The attacks occurred a day after a total of three American soldiers died in two separate bombings - one in Samarra, 60 miles north of the capital, and the other in northern Baghdad. Two U.S. soldiers died in the Baghdad attack.

On Sunday, four American soldiers from Task Force Baghdad were killed when their vehicle ran over a roadside bomb in southwest Baghdad.

On Thursday, a train carrying fuel exploded when it was hit by a roadside bomb in southern Baghdad, killing two people and wounding six others, police said.

The attack, which sent a massive cloud of smoke over the southern part of the city, occurred in the southern neighborhood of Dora, an area where insurgents are known to be active, police Lt. Thaer Mahmoud said.

The bomb appeared to have targeted a nearby police commando checkpoint, Mahmoud said. One of those killed and four of the injured are security force members, he said. The rest were civilians.

It wasn't clear if the train, which was heading south, also was the target.

Most of the wounded suffered serious burns, Thaer said.

An Internet posting in the name of al-Qaida in Iraq, the country's most feared terror group, claimed responsibility for the train attack.

The violence came a day after al-Qaida said it killed two kidnapped Algerian diplomats because of Algeria's ties to the United States and its crackdown on Islamic extremists.

The diplomats' deaths brought to three the number of foreign envoys reported killed this month as part of a militant campaign to isolate Iraq's embattled government within the Arab and Muslim world. Two other apparent kidnapping attempts against diplomats were foiled.

Algeria opposed the U.S.-led invasion of Iraq, although it has in recent years become a close U.S. ally, particularly in investigating and arresting Islamic extremists. Al-Qaida in Iraq, led by Jordanian militant Abu Musab al-Zarqawi, linked the killing of the diplomats to the Algerian crackdown.

Algeria's chief envoy Ali Belaroussi and fellow diplomat Azzedine Belkadi were slain because their government represses Muslims "in violation of God's will," said a chilling Internet statement posted in the name of al-Qaida in Iraq.

The statement provided no photographic evidence of the deaths, and the statement's authenticity could not be confirmed.

Belaroussi, 62, and Belkadi, 47, were dragged from their cars and kidnapped at gunpoint July 21 in Baghdad's upscale Mansour neighborhood. They appeared - blindfolded and in captivity - in a video posted Tuesday on the Internet.

The Bush administration has been eager to maintain political momentum in Iraq, hoping a broad-based government can lure Sunni Arabs guerrillas away from the insurgency.
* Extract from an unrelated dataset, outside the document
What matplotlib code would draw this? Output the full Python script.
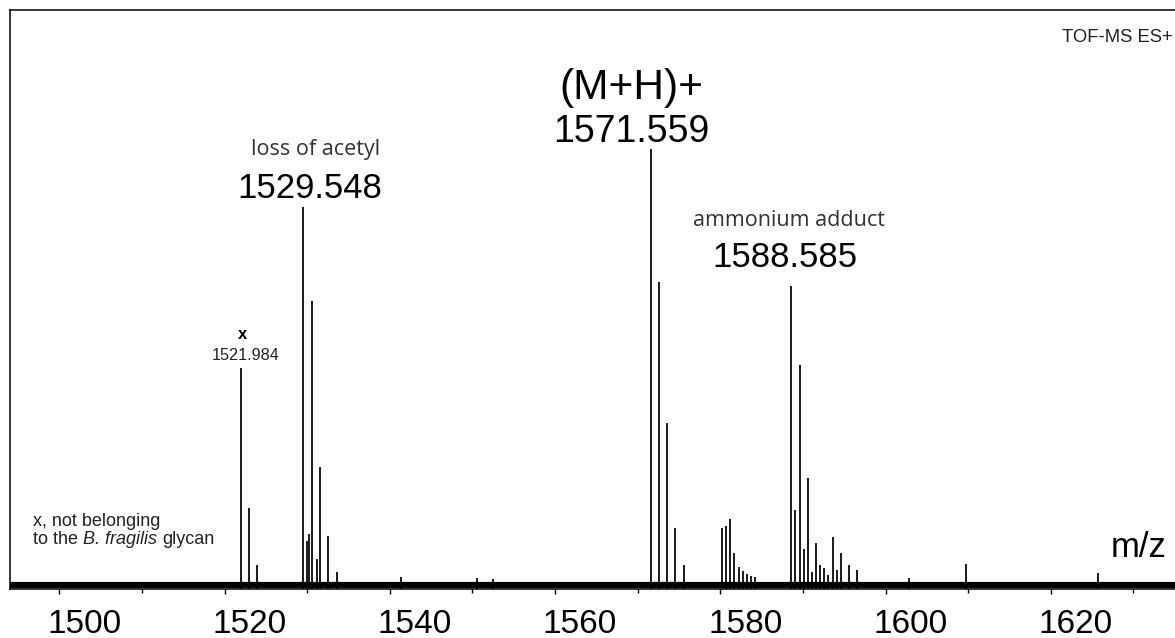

A key step in that strategy is a new constitution, which is to be completed by Aug. 15 and presented to the voters in a referendum two months later.

On Wednesday, Defense Secretary Donald H. Rumsfeld came to Baghdad to urge the Iraqis to finish the draft charter on time. "People are simply going to have to recognize that (in) any constitutional drafting process, compromise is necessary. It's important. It's understandable. It's the way democratic systems work," he said.

The electricity ministry said six attacks in the last 10 days on the power grid has led to a reduction in the electricity supplies to Baghdad and nearby southern provinces, according to government newspaper al-Sabah. Power in Baghdad is down to a half an hour of electricity followed by a six-hour blackout.